Local manufacturers have expressed worry over the magnitude of loans provided by commercial banks to the manufacturing sector, calling them insufficient and one that does not boost productivity in the sector, Entrepreneurng report.
Over 53% of manufacturers disagreed that commercial bank loans to the manufacturing sector promote productivity, according to the Manufacturers Association of Nigeria (MAN).
They stated that a major obstacle to industry, foreign exchange, and access to electricity outside of the country has been the lack of limited credit.
When loans are available, according to the operators, they typically have a short-term tenor and are insufficient to sustain the medium to long-term gestation needed in the industrial industry.
The operators bemoaned the implications of little investment, limited capacity utilization, and a low level of production in the industry.
The local producers noted that these problems, among others, are primarily to blame for the challenging operating environment and its diminishing impact on manufacturing activities in the nation during the quarter under review.
They used the Manufacturers CEO’s Confidence Index (MCCI) of MAN as a benchmark for measuring changes in the pulse of operators and trends in the manufacturing sector quarterly.
The Central Bank of Nigeria (CBN) has seen an increase in lending from commercial banks through the SDF window since the beginning of the month, even though the CBN has little exposure to the productive sector; the most recent balance was N201.34 billion.
The amount unloaded by the financial institution is 89.2% of the entire value engaged in the short-term lending/borrowing between them and the regulator in the month so far, with the standard lending facility (SLF) estimated at N27.42 billion.
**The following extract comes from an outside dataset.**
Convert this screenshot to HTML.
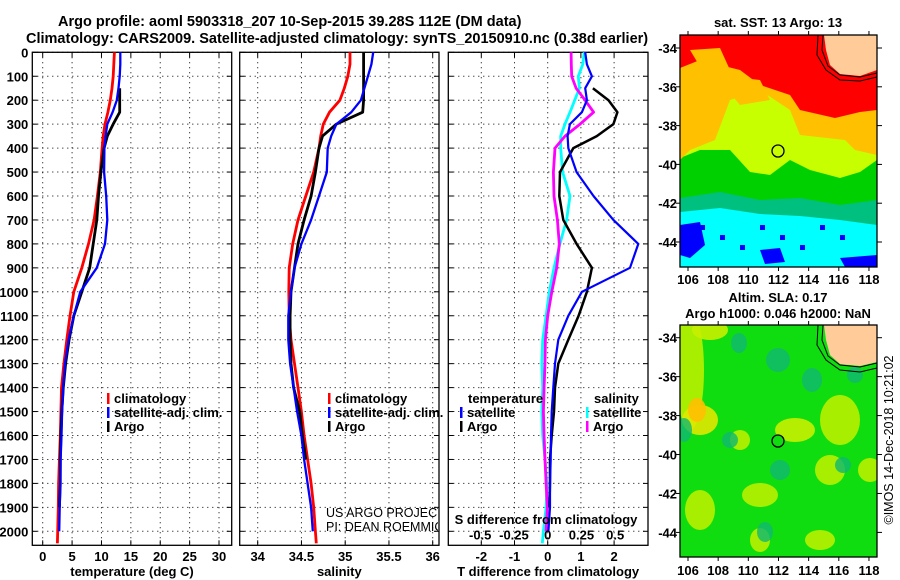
<!DOCTYPE html>
<html><head><meta charset="utf-8"><style>
html,body{margin:0;padding:0;background:#fff;}
svg{display:block;font-family:"Liberation Sans",Arial,sans-serif;}
.t{font-weight:bold;font-size:13px;fill:#000;}
.ttl{font-weight:bold;font-size:14.5px;fill:#000;}
</style></head><body>
<svg id="c" width="900" height="580" viewBox="0 0 900 580" xmlns="http://www.w3.org/2000/svg">
<text class="ttl" x="58" y="26">Argo profile: aoml 5903318_207 10-Sep-2015 39.28S 112E (DM data)</text>
<text class="ttl" x="26" y="43">Climatology: CARS2009. Satellite-adjusted climatology: synTS_20150910.nc (0.38d earlier)</text>
<g id="p1"></g>
<g id="p2"></g>
<g id="p3"></g>
<g id="m1"></g>
<g id="m2"></g>
</svg>
<script>
const depths=[0,50,100,150,200,250,300,350,400,500,600,700,800,900,1000,1100,1200,1300,1400,1500,1600,1700,1800,1900,2000,2050];
const tempClim=[12.2,12.1,12.0,11.8,11.5,11.1,10.6,10.3,10.1,9.8,9.3,8.75,7.8,6.65,5.3,4.65,4.1,3.6,3.2,3.1,3.0,2.85,2.7,2.65,2.55,2.5];
const tempSat=[13.2,13.2,13.1,12.9,12.6,11.9,11.0,10.7,10.5,10.45,10.8,11.0,10.6,9.2,6.4,5.3,4.4,3.8,3.5,3.3,3.2,3.05,3.0,2.9,2.8,null];
const tempArgo=[null,null,null,13.1,13.1,13.1,12.0,11.0,10.45,9.9,9.5,9.2,8.6,8.0,6.65,5.3,4.5,3.9,3.5,3.25,3.1,3.0,3.0,2.85,null,null];
const salClim=[35.055,35.055,35.03,34.99,34.94,34.82,34.75,34.72,34.70,34.64,34.55,34.46,34.40,34.36,34.355,34.36,34.38,34.42,34.46,34.50,34.53,34.57,34.61,34.64,34.66,34.67];
const salSat=[35.32,35.30,35.26,35.22,35.18,35.07,34.90,34.84,34.80,34.79,34.70,34.61,34.50,34.42,34.38,34.35,34.35,34.37,34.41,34.45,34.50,34.53,34.57,34.61,34.63,null];
const salArgo=[35.21,35.21,35.21,35.21,35.21,35.2,34.90,34.74,34.70,34.66,34.61,34.53,34.46,34.42,34.38,34.37,34.37,34.38,34.41,34.48,34.51,34.55,null,null,null,null];
const dTSat=[1.13,1.18,1.33,1.13,1.18,1.03,0.67,0.6,0.62,0.87,1.38,1.98,2.73,2.48,1.03,0.62,0.32,0.22,0.17,0.12,0.10,0.09,0.07,0.07,0.02,null];
const dTArgo=[null,null,null,1.36,1.83,2.1,1.98,1.48,0.77,0.37,0.35,0.47,0.87,1.33,1.18,0.93,0.62,0.32,0.22,0.19,0.12,0.07,0.07,0.05,null,null];
const dSArgo=[0.173,0.175,0.178,0.21,0.277,0.34,0.24,0.128,0.054,0.042,0.047,0.072,0.086,0.067,0.03,0,-0.017,-0.02,-0.027,-0.032,-0.027,-0.02,-0.012,-0.002,-0.012,null];
const dSSat=[0.27,0.26,0.227,0.235,0.2,0.165,0.128,0.096,0.096,0.11,0.165,0.14,0.09,0.047,0.012,-0.012,-0.037,-0.044,-0.037,-0.044,-0.037,-0.02,-0.007,-0.012,-0.032,-0.04];
const depthTicks=[0,100,200,300,400,500,600,700,800,900,1000,1100,1200,1300,1400,1500,1600,1700,1800,1900,2000];
const tempTicks=[0,5,10,15,20,25,30];
const salTicks=[34,34.5,35,35.5,36];
const dTTicks=[-2,-1,0,1,2];
const dSTicks=[-0.5,-0.25,0,0.25,0.5];
const latTicks=[-34,-36,-38,-40,-42,-44];
const lonTicks=[106,108,110,112,114,116,118];

const NS="http://www.w3.org/2000/svg";
function mk(tag,parent,attrs){const e=document.createElementNS(NS,tag);for(const k in attrs)e.setAttribute(k,attrs[k]);parent.appendChild(e);return e;}
const TOP=52.3,BOT=545.3;
const yD=d=>52.3+d*0.2395;

function frame(g,x0,x1,xs,ticks,labels,xlabel,leftLabels){
  mk('rect',g,{x:x0,y:TOP,width:x1-x0,height:BOT-TOP,fill:'#fff',stroke:'#000','stroke-width':1.3});
  depthTicks.forEach(d=>{
    const y=yD(d);
    const l=mk('line',g,{x1:x0,x2:x1,y1:y,y2:y,stroke:'#000','stroke-width':1,'stroke-dasharray':'1 4'});
    
    
    mk('line',g,{x1:x0,x2:x0+5,y1:y,y2:y,stroke:'#000'});
    mk('line',g,{x1:x1-5,x2:x1,y1:y,y2:y,stroke:'#000'});
    if(leftLabels){const t=mk('text',g,{x:x0-4,y:y+5,class:'t','text-anchor':'end'});t.textContent=d;
      
      }
  });
  ticks.forEach((v,i)=>{
    const x=xs(v);
    mk('line',g,{x1:x,x2:x,y1:TOP,y2:BOT,stroke:'#000','stroke-width':1,'stroke-dasharray':'1 4'});
    mk('line',g,{x1:x,x2:x,y1:TOP,y2:TOP+5,stroke:'#000'});
    mk('line',g,{x1:x,x2:x,y1:BOT-5,y2:BOT,stroke:'#000'});
    if(labels){const t=mk('text',g,{x:x,y:561,class:'t','text-anchor':'middle'});t.textContent=labels[i];
      
      }
  });
  const t=mk('text',g,{x:(x0+x1)/2,y:576,class:'t','text-anchor':'middle'});t.textContent=xlabel;
  
  
}
function line(g,xs,vals,color,w,name){
  let pts=[],segs=[];
  vals.forEach((v,i)=>{if(v===null){if(pts.length)segs.push(pts);pts=[];}else pts.push(xs(v).toFixed(1)+','+yD(depths[i]).toFixed(1));});
  if(pts.length)segs.push(pts);
  segs.forEach(s=>{const p=mk('polyline',g,{points:s.join(' '),fill:'none',stroke:color,'stroke-width':w,'stroke-linejoin':'round'});
    
    });
}
function legend(g,x,y,items){
  items.forEach((it,i)=>{
    mk('rect',g,{x:x,y:y+i*14-10,width:2.5,height:11,fill:it[0]});
    const t=mk('text',g,{x:x+7,y:y+i*14,class:'t'});t.textContent=it[1];
    
    
  });
}
// Panel 1
const g1=document.getElementById('p1');
const xT=v=>42.7+v*5.877;
frame(g1,32.3,231.7,xT,tempTicks,tempTicks,'temperature (deg C)',true);
line(g1,xT,tempClim,'#ff0000',2.8,'temp-climatology-line');
line(g1,xT,tempArgo,'#000',2.8,'temp-argo-line');
line(g1,xT,tempSat,'#0000ff',2.3,'temp-satellite-line');
legend(g1,107,403,[['#f00','climatology'],['#00f','satellite-adj. clim.'],['#000','Argo']]);
// Panel 2
const g2=document.getElementById('p2');
const xS=v=>257.7+(v-34)*87.5;
frame(g2,239.7,439,xS,salTicks,['34','34.5','35','35.5','36'],'salinity',false);
line(g2,xS,salClim,'#ff0000',2.8,'sal-climatology-line');
line(g2,xS,salArgo,'#000',2.8,'sal-argo-line');
line(g2,xS,salSat,'#0000ff',2.3,'sal-satellite-line');
legend(g2,328,403,[['#f00','climatology'],['#00f','satellite-adj. clim.'],['#000','Argo']]);
mk('clipPath',g2,{id:'cp2'});
mk('rect',document.getElementById('cp2'),{x:239,y:52,width:199,height:493});
const cr=mk('g',g2,{'clip-path':'url(#cp2)'});
[['US ARGO PROJECT',517],['PI: DEAN ROEMMICH',531]].forEach(a=>{const t=mk('text',cr,{x:326,y:a[1],'font-size':12.5,fill:'#000'});t.textContent=a[0];
  
  });
// Panel 3
const g3=document.getElementById('p3');
const xdT=v=>547.7+v*33.2;
const xdS=v=>547.7+v*135;
frame(g3,448.3,648,xdT,dTTicks,dTTicks,'T difference from climatology',false);
line(g3,xdS,dSSat,'#00ffff',2.8,'sal-diff-satellite-line');
line(g3,xdS,dSArgo,'#ff00ff',2.8,'sal-diff-argo-line');
line(g3,xdT,dTArgo,'#000',2.5,'temp-diff-argo-line');
line(g3,xdT,dTSat,'#0000ff',2.2,'temp-diff-satellite-line');
{const t=mk('text',g3,{x:468,y:403,class:'t'});t.textContent='temperature';
 
 const t2=mk('text',g3,{x:594,y:403,class:'t'});t2.textContent='salinity';
 }
legend(g3,460,417,[['#00f','satellite'],['#000','Argo']]);
legend(g3,586,417,[['#0ff','satellite'],['#f0f','Argo']]);
{const t=mk('text',g3,{x:546,y:524,class:'t','text-anchor':'middle'});t.textContent='S difference from climatology';
 }
dSTicks.forEach(v=>{const t=mk('text',g3,{x:xdS(v),y:539.5,class:'t','text-anchor':'middle'});t.textContent=String(v);
 });

// Maps
function mapFrame(g,y0,y1,latY,title,titleYs){
  const x0=680,x1=877;
  titleYs.forEach((ty,i)=>{const t=mk('text',g,{x:778,y:ty,class:'t','text-anchor':'middle'});t.textContent=title[i];
    });
  return {x0,x1,y0,y1,lonX:v=>688+(v-106)*15.08,latY};
}
function finishMap(g,m,labelsBelowY){
  mk('rect',g,{x:m.x0,y:m.y0,width:m.x1-m.x0,height:m.y1-m.y0,fill:'none',stroke:'#000','stroke-width':1.3});
  latTicks.forEach(v=>{const y=m.latY(v);
    mk('line',g,{x1:m.x1,x2:m.x1+5,y1:y,y2:y,stroke:'#000'});
    mk('line',g,{x1:m.x0-4,x2:m.x0,y1:y,y2:y,stroke:'#000'});
    const t=mk('text',g,{x:m.x0-3,y:y+5,class:'t','text-anchor':'end'});t.textContent=v;
    });
  lonTicks.forEach(v=>{const x=m.lonX(v);
    mk('line',g,{x1:x,x2:x,y1:m.y0-4,y2:m.y0,stroke:'#000'});
    mk('line',g,{x1:x,x2:x,y1:m.y1,y2:m.y1+4,stroke:'#000'});
    const t=mk('text',g,{x:x,y:labelsBelowY,class:'t','text-anchor':'middle'});t.textContent=v;
    });
}
function poly(g,pts,fill){mk('polygon',g,{points:pts,fill:fill});}
// map 1
const g4=document.getElementById('m1');
const m1=mapFrame(g4,35,267,v=>48+(-34-v)*19.4,['sat. SST: 13 Argo: 13'],[27]);
mk('clipPath',g4,{id:'cpm1'});mk('rect',document.getElementById('cpm1'),{x:680,y:35,width:197,height:232});
const c1=mk('g',g4,{'clip-path':'url(#cpm1)'});
mk('rect',c1,{x:680,y:35,width:197,height:232,fill:'#00ffff'});
poly(c1,'680,35 877,35 877,225 840,220 800,216 760,214 720,208 680,212','#00c080');
poly(c1,'680,35 877,35 877,200 840,205 800,198 760,200 720,192 680,198','#00d000');
poly(c1,'680,35 877,35 877,160 860,172 840,178 810,170 790,160 770,175 750,172 730,150 700,150 680,158','#c8ff00');
poly(c1,'680,35 877,35 877,155 855,150 845,140 800,135 790,110 760,90 730,100 715,140 690,150 680,160','#ffc000');
poly(c1,'680,35 877,35 877,110 860,112 835,118 800,110 790,95 760,85 740,70 700,60 680,68','#ff0000');
poly(c1,'690,50 720,48 730,70 705,75','#ffc000');
poly(c1,'715,75 760,80 770,100 740,105','#ffc000');
poly(c1,'680,225 700,222 705,245 690,258 680,255','#0000ff');
poly(c1,'760,250 780,248 785,262 765,264','#0000ff');
poly(c1,'840,258 877,255 877,267 845,267','#0000ff');
for(let i=0;i<8;i++){mk('rect',c1,{x:700+i*20,y:225+(i%3)*10,width:5,height:5,fill:'#0000ff'});}
poly(c1,'824,35 877,35 877,70 860,76 840,74 830,65 826,50','#ffcc99');
mk('polyline',c1,{points:'823,35 822,50 828,66 840,75 860,77 877,73',fill:'none',stroke:'#000'});
mk('polyline',c1,{points:'818,35 817,55 826,70 840,80 860,81 877,77',fill:'none',stroke:'#000'});
mk('circle',g4,{cx:778,cy:151,r:6,fill:'none',stroke:'#000','stroke-width':1.3});
finishMap(g4,m1,284);
// map 2
const g5=document.getElementById('m2');
const m2=mapFrame(g5,325,557,v=>337.7+(-34-v)*19.47,['Altim. SLA: 0.17','Argo h1000: 0.046 h2000: NaN'],[302,318]);
mk('clipPath',g5,{id:'cpm2'});mk('rect',document.getElementById('cpm2'),{x:680,y:325,width:197,height:232});
const c2=mk('g',g5,{'clip-path':'url(#cpm2)'});
mk('rect',c2,{x:680,y:325,width:197,height:232,fill:'#10dd10'});
[[690,370,14,60,'#b8f000'],[700,420,18,15,'#e0e800'],[697,410,9,12,'#ffc000'],[795,430,20,12,'#c8f000'],[840,420,20,25,'#b8f000'],[710,330,18,10,'#c8f000'],[850,355,15,10,'#b8f000'],[760,495,18,12,'#b8f000'],[740,440,10,10,'#b8f000'],[830,470,15,15,'#b8f000'],[870,470,12,12,'#b8f000'],[700,510,15,20,'#b8f000'],[820,540,15,10,'#b8f000'],[760,540,10,12,'#b8f000']].forEach(e=>{
  mk('ellipse',c2,{cx:e[0],cy:e[1],rx:e[2],ry:e[3],fill:e[4],opacity:0.9});});
[[739,343,8,10],[778,360,12,12],[812,380,10,12],[855,375,8,8],[684,430,8,12],[780,470,10,10],[843,465,8,8],[765,532,8,10],[730,440,8,8]].forEach(e=>{
  mk('ellipse',c2,{cx:e[0],cy:e[1],rx:e[2],ry:e[3],fill:'#10b870',opacity:0.8});});
poly(c2,'824,325 877,325 877,362 860,366 840,364 830,355 826,340','#ffcc99');
mk('polyline',c2,{points:'823,325 822,340 828,356 840,365 860,367 877,363',fill:'none',stroke:'#000'});
mk('polyline',c2,{points:'818,325 817,345 826,360 840,370 860,372 877,368',fill:'none',stroke:'#000'});
mk('circle',g5,{cx:778,cy:441,r:6,fill:'#10dd10',stroke:'#000','stroke-width':1.3});
finishMap(g5,m2,575);
{const t=mk('text',g5,{x:0,y:0,'font-size':12.5,fill:'#000',transform:'translate(893,440) rotate(-90)','text-anchor':'middle'});
 t.textContent='©IMOS 14-Dec-2018 10:21:02';
 }
</script>
</body></html>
The banks use SDF and SLF as twin-prudential tools to control short-term liquidity positions. Banks use SLF to meet their demands when they are under liquidity pressure, such as a result of an increase in loan demand.
But when they have an abundance of money, they turn to SDF to unload it. Banks have been encouraged by successive CBN governors to employ SLF to inject funding into the struggling national economy.
The financial data sets indicate a steady rise in SDF since the start of the year, which is sort of the opposite of the typical tendency. The banks borrowed N453.7 billion last month but borrowed a total of N641.19 billion.
Activities under the SDF were around 17 percentage points more valuable than those under the SLF. SDF was N586.7 billion, or 52.6%, of the N1.115 trillion, exchanged through the window in January.
Banks lend to the CBN at a monetary policy rate (MPR) of less than 700 basis points (bps), subject to the terms and conditions in effect, but borrow at the MPR + 100 bps.
The quick increase in SDF raises the possibility of a robust and liquid banking industry, but it also raises the possibility of declining credit penetration, with many options in between.
Rising SDF may be a public vice unless the economy is already overfinanced, which is not the situation in Nigeria.
In the face of significant political and economic uncertainty, it is expected that banks will account for risks when evaluating loan applications. Experts have cautioned that high energy prices, a lack of cash, and election instability would raise the country’s risk profile.
The upward trend in SDF illustrates the value banks pay on the security of depositors’ money as the maximum lending rate approaches 30%. Until the recent stability, the banks had been battling the non-performing loan (NPL) crisis for a very long time.
Local manufacturers also cited dwindling confidence in the business climate in Nigeria, citing the negative impact of the Consumer Price Index (CPI), continuous erosion in the value of the Naira and difficulty accessing foreign exchange, high cost of energy, persistent insecurity, and the effects of the ongoing Russian-Ukrainian war.
In particular, the Aggregate Index Score (AIS) of MCCI decreased from 55.4 points recorded in the third quarter of the year to 55.0 points in the fourth quarter of 2022.
While being lower than in the prior quarter, the index score for the current quarter shows that manufacturers remain generally optimistic about the economy.
Data generated on the standard diffusion factors of the current business condition, the business condition for the following three months, the current employment condition (rate of employment), the employment condition for the following three months, and the production level for the following three months are used to calculate the MCCI Index.
A score of more than the baseline indicates an improvement in manufacturers’ confidence in the economy, while a score below the baseline indicates a deterioration in the operating environment. The index has a baseline score of 50 points.
Conclusion
The current employment condition and production level in the next three months both scored above the 50 benchmark points although declining in the period. The employment condition for the next three months dropped below the benchmark points to 48.8 points, which is also below 49.